The default is "both".

r_eff

(numeric) relative effective sample size estimate. If r_eff is NULL, it will be calculated assuming the draws are from MCMC. Default is NULL.

ndraws_tail

(numeric) number of draws for the tail. If ndraws_tail is not specified, it will be calculated as ceiling(3 * sqrt(length(x) / r_eff)) if length(x) > 225 and length(x) / 5 otherwise (see Appendix H in Vehtari et al. (2024)).

verbose

(logical) Should diagnostic messages be printed? If TRUE, messages related to Pareto diagnostics will be printed. Default is FALSE.

are_log_weights

(logical) Are the draws log weights? Default is FALSE. If TRUE computation will take into account that the draws are log weights, and only right tail will be smoothed.

Value

If the input is an array, returns a single numeric value. If any of the draws is non-finite, that is, NA, NaN, Inf, or -Inf, the returned output will be (numeric) NA. Also, if all draws within any of the chains of a variable are the same (constant), the returned output will be (numeric) NA

as well. The reason for the latter is that, for constant draws, we cannot distinguish between variables that are supposed to be constant (e.g., a diagonal element of a correlation matrix is always 1) or variables that just happened to be constant because of a failure of convergence or other problems in the sampling process.

If the input is an rvar, returns an array of the same dimensions as the rvar, where each element is equal to the value that would be returned by passing the draws array for that element of the rvar to this function.

References

Aki Vehtari, Daniel Simpson, Andrew Gelman, Yuling Yao and Jonah Gabry (2024). Pareto Smoothed Importance Sampling. Journal of Machine Learning Research, 25(72):1-58. PDF

See also

pareto_diags for additional related diagnostics, and pareto_smooth for Pareto smoothed draws.

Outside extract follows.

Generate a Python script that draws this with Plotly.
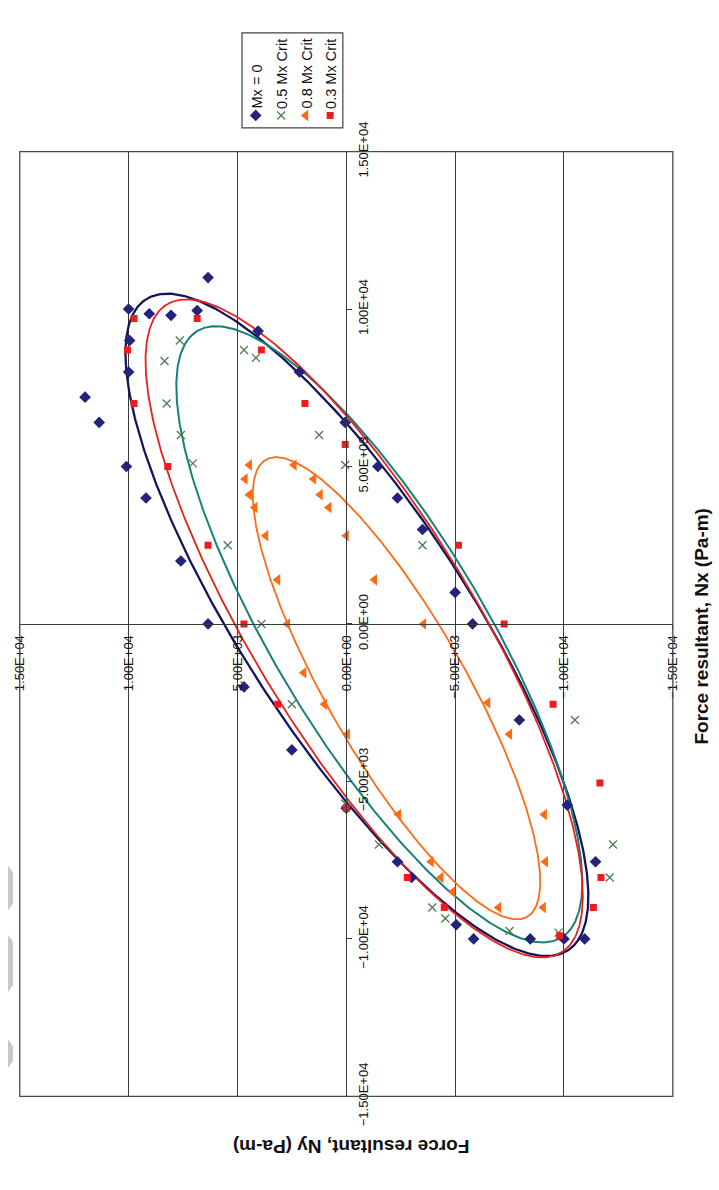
import numpy as np
import plotly.graph_objects as go

W, H = 719, 1190
FONT = "Liberation Sans, Arial, sans-serif"

# ---- measured force resultants (Pa-m) -------------------------------------
mx0_ny = [6350, 10000, 9050, 8050, 6850, 4050, 9950, 10000, 12000, 11350, 2150, 50,
          10100, 9200, 7600, 6350, -1450, -2350, -3500, -5000, -5800, 4700, 2500, 0,
          -7950, -10150, -11450, -2350, -3000, -5050, -5850, -8450, -10000, -10950]
mx0_nx = [11000, 10000, 9850, 9800, 9950, 9300, 9000, 8000, 7200, 6400, 8000, 6400,
          5000, 4000, 2000, 0, 5000, 4000, 3000, 1000, 0, -2000, -4000, -5850,
          -3050, -5750, -7550, -7550, -8050, -9550, -10000, -10000, -10000, -10000]

mx05_ny = [7650, 8350, 4700, 4150, 8250, 7600, 7050, 5450, 1250, 50, 3900, -3500,
           2500, 50, -10500, -1500, -12250, -12100, -3950, -4550, -7500, -9750]
mx05_nx = [9000, 8350, 8700, 8450, 7000, 6000, 5100, 2500, 6000, 5050, 0, 2500,
           -2550, -5700, -3050, -7000, -7000, -8050, -9000, -9350, -9750, -9800]

mx08_ny = [4450, 4650, 4450, 4200, 3700, 3150, 2700, 2400, 1500, 1200, 800, 0, -1300,
           -3550, 1950, 1000, -50, -6500, -7500, -2400, -9100, -9150, -3900, -4350,
           -4900, -7000, -9050]
mx08_nx = [5050, 4600, 4100, 3700, 2800, 1400, 0, 5050, 4600, 4100, 3700, 2800, 1400,
           0, -1550, -2550, -3500, -2500, -3500, -6050, -6050, -7550, -7550, -8050,
           -8500, -9000, -9000]

mx03_ny = [9750, 6850, 10050, 3900, 9750, 1900, 8200, 50, 6350, 4700, -5150, -7250,
           3150, 0, -9500, -11650, -11700, -2800, -4500, -11350, -9800]
mx03_nx = [9700, 9700, 8700, 8700, 7000, 7000, 5000, 5700, 2500, 0, 2500, 0,
           -2550, -5850, -2550, -5050, -8050, -8050, -9000, -9000, -9900]

# ---- points along each fitted failure envelope (Pa-m) ---------------------
env0_ny = [8200, 9550, 10050, 10200, 10200, 10050, 9750, 8800, 7450, 5700, 6850, 4750,
           2350, 0, -1300, -2800, -5000, -6600, 4750, 3250, 0, -2800, -5050, -7300,
           -9300, -10050, -10950, -11400, -11300, -10350, -9150, -7800]
env0_nx = [10250, 10050, 9600, 9000, 8000, 7100, 6300, 4900, 2900, 0, 10100, 9400,
           8100, 6400, 5400, 4200, 1900, 0, -1150, -2650, -5800, -7700, -8900, -10000,
           -10600, -10550, -10200, -9100, -7900, -5900, -4050, -2350]

env05_ny = [6400, 7300, 7850, 7950, 7750, 7150, 6100, 5050, 4450, 5050, 3250, 1450, 0,
            -1300, -2800, -5000, -6950, 2500, 0, -2800, -5050, -7300, -9000, -10200,
            -10950, -11150, -11000, -10200, -9150, -7800]
env05_nx = [9300, 9000, 8300, 7400, 6300, 5100, 3400, 1400, 0, 9250, 8600, 7600, 6750,
            5700, 4500, 2300, 0, -2400, -4900, -7000, -8500, -9500, -10100, -10000,
            -9500, -8400, -7300, -5500, -4050, -2450]

env08_ny = [3250, 4000, 4300, 4300, 4000, 3400, 2650, 2200, 1150, 0, -1300, -2800,
            -4200, 1900, 1000, 0, -2400, -3900, -5500, -6850, -7950, -8700, -8850,
            -8750, -8250, -7300, -6100, -5050]
env08_nx = [5400, 5200, 4600, 3900, 3100, 1900, 0, 5100, 4500, 4000, 2900, 1400, 0,
            -1550, -2550, -3550, -6050, -7500, -8500, -9100, -9350, -8900, -7900,
            -6900, -5500, -4050, -2350, -1050]

env03_ny = [7550, 8800, 9250, 9350, 9100, 8500, 7450, 6250, 5200, 5950, 4150, 2050, 0,
            -2800, -5000, -6750, 3150, 0, -2800, -5050, -7300, -8850, -10200, -11000,
            -11150, -10850, -10050, -8850, -7650]
env03_nx = [10200, 9750, 8900, 7900, 6900, 5500, 3700, 1900, 0, 10000, 9300, 8150, 6550,
            4300, 2000, 0, -2450, -5750, -7800, -8950, -10000, -10550, -10450, -9700,
            -8900, -7700, -5500, -3650, -2250]

tick_vals = [-15000, -10000, -5000, 0, 5000, 10000, 15000]
tick_text = ["\u22121.50E+04", "\u22121.00E+04", "\u22125.00E+03", "0.00E+00",
             "5.00E+03", "1.00E+04", "1.50E+04"]

series_names = ["Mx = 0", "0.5 Mx Crit", "0.8 Mx Crit", "0.3 Mx Crit"]


def fit_ellipse(ny, nx, n=500):
    """Least-squares conic through the envelope points, returned as a closed outline."""
    s = 1e4
    x = np.asarray(ny, float) / s
    y = np.asarray(nx, float) / s
    D = np.column_stack([x * x, x * y, y * y, x, y])
    a, b, c, d, e = np.linalg.lstsq(D, np.ones_like(x), rcond=None)[0]
    x0, y0 = np.linalg.solve([[2 * a, b], [b, 2 * c]], [-d, -e])
    k = 1 - (a * x0 * x0 + b * x0 * y0 + c * y0 * y0 + d * x0 + e * y0)
    w, V = np.linalg.eigh(np.array([[a, b / 2], [b / 2, c]]))
    ax = np.sqrt(k / w)
    t = np.linspace(0, 2 * np.pi, n)
    pts = V @ np.vstack([ax[0] * np.cos(t), ax[1] * np.sin(t)])
    return (pts[0] + x0) * s, (pts[1] + y0) * s


def px(v):
    return v / W


def py(v):
    return 1 - v / H


x_dom = [px(12), px(679)]
y_dom = [py(1123), py(128)]
x_mid = (x_dom[0] + x_dom[1]) / 2
y_mid = (y_dom[0] + y_dom[1]) / 2

grid = "#3a3a3a"

styles = [
    dict(sym="diamond", size=9, col="#23237a", line="#14145a", lw=2.3),
    dict(sym="x-thin-open", size=8, col="#4d7d52", line="#17807a", lw=2.0),
    dict(sym="triangle-left", size=10, col="#ff6a13", line="#ff6a13", lw=1.8),
    dict(sym="square", size=7, col="#ee1c1c", line="#e8201a", lw=1.8),
]
points = [(mx0_ny, mx0_nx), (mx05_ny, mx05_nx), (mx08_ny, mx08_nx), (mx03_ny, mx03_nx)]
envelopes = [(env0_ny, env0_nx), (env05_ny, env05_nx), (env08_ny, env08_nx), (env03_ny, env03_nx)]


def marker_style(st):
    mk = dict(symbol=st["sym"], size=st["size"], color=st["col"])
    if "open" in st["sym"]:
        mk["line"] = dict(color=st["col"], width=1.3)
    else:
        mk["line"] = dict(width=0)
    return mk


fig = go.Figure()

# envelopes
for (eny, enx), st in zip(envelopes, styles):
    cx, cy = fit_ellipse(eny, enx)
    fig.add_trace(go.Scatter(x=cx, y=cy, mode="lines",
                             line=dict(color=st["line"], width=st["lw"]),
                             hoverinfo="skip", showlegend=False))

# measured points
for (pny, pnx), st, name in zip(points, styles, series_names):
    fig.add_trace(go.Scatter(x=pny, y=pnx, mode="markers", marker=marker_style(st),
                             name=name, showlegend=False))

# legend symbols on a pixel-space overlay
leg_x = [253, 279, 304, 329]
for lx, st in zip(leg_x, styles):
    fig.add_trace(go.Scatter(x=[lx], y=[90], mode="markers", marker=marker_style(st),
                             xaxis="x2", yaxis="y2", hoverinfo="skip", showlegend=False))

annotations = []
for lx, name in zip(leg_x, series_names):
    annotations.append(dict(x=px(lx + 1), y=py(84), xref="paper", yref="paper",
                            text=name, showarrow=False, textangle=-90,
                            xanchor="center", yanchor="bottom", borderpad=0,
                            font=dict(family=FONT, size=14.5, color="#111")))

annotations.append(dict(x=px(708), y=py(628), xref="paper", yref="paper",
                        text="<b>Force resultant, Nx (Pa-m)</b>", showarrow=False,
                        textangle=-90, xanchor="center", yanchor="middle",
                        font=dict(family=FONT, size=19, color="#111")))
annotations.append(dict(x=px(350), y=py(1175), xref="paper", yref="paper",
                        text="<b>Force resultant, Ny (Pa-m)</b>", showarrow=False,
                        textangle=180, xanchor="center", yanchor="middle",
                        font=dict(family=FONT, size=19, color="#111")))

shapes = [
    dict(type="rect", xref="paper", yref="paper", x0=x_dom[0], x1=x_dom[1],
         y0=y_dom[0], y1=y_dom[1], line=dict(color="#4a4a4a", width=1.3), layer="above"),
    dict(type="rect", xref="paper", yref="paper", x0=px(239), x1=px(342),
         y0=py(103), y1=py(3), line=dict(color="#444", width=1.2),
         fillcolor="white", layer="below"),
]
# page-edge tabs on the left margin
for y0, y1 in [(880, 927), (953, 1013), (1063, 1093)]:
    path = (f"M {px(0)},{py(y0)} L {px(5)},{py(y0 + 7)} L {px(5)},{py(y1 - 7)} "
            f"L {px(0)},{py(y1)} Z")
    shapes.append(dict(type="path", xref="paper", yref="paper", path=path,
                       fillcolor="#c9c9c9", line=dict(width=0), layer="below"))

fig.update_layout(
    width=W, height=H,
    margin=dict(l=0, r=0, t=0, b=0, pad=0),
    paper_bgcolor="white", plot_bgcolor="rgba(0,0,0,0)",
    font=dict(family=FONT, size=13, color="#111"),
    showlegend=False,
    xaxis=dict(domain=x_dom, range=[15000, -15000], anchor="free", position=y_mid,
               tickvals=tick_vals, ticktext=tick_text, tickangle=-90,
               tickfont=dict(family=FONT, size=13, color="#111"),
               showgrid=True, gridcolor=grid, gridwidth=1, zeroline=False,
               showline=True, linecolor=grid, linewidth=1,
               ticks="outside", ticklen=5, tickcolor=grid, side="bottom",
               fixedrange=True),
    yaxis=dict(domain=y_dom, range=[-15000, 15000], anchor="free", position=x_mid,
               side="right", tickvals=tick_vals, ticktext=tick_text, tickangle=-90,
               tickfont=dict(family=FONT, size=13, color="#111"),
               showgrid=False, zeroline=False,
               showline=True, linecolor=grid, linewidth=1,
               ticks="outside", ticklen=5, tickcolor=grid, fixedrange=True),
    xaxis2=dict(domain=[0, 1], range=[0, W], anchor="y2", visible=False, fixedrange=True),
    yaxis2=dict(domain=[0, 1], range=[H, 0], anchor="x2", visible=False, fixedrange=True),
    annotations=annotations,
    shapes=shapes,
)

fig.write_html("out.html")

Other diagnostics: ess_basic(), ess_bulk(), ess_quantile(), ess_sd(), ess_tail(), mcse_mean(), mcse_quantile(), mcse_sd(), pareto_diags(), rhat(), rhat_basic(), rhat_nested(), rstar()

Examples

mu <- extract_variable_matrix(example_draws(), "mu")
pareto_khat(mu)
#> [1] 0.1979001

d <- as_draws_rvars(example_draws("multi_normal"))
pareto_khat(d$Sigma)
#>            [,1]       [,2]        [,3]
#> [1,] 0.05601935 0.04156719  0.05091481
#> [2,] 0.04156719 0.10157218  0.06191862
#> [3,] 0.05091481 0.06191862 -0.08123058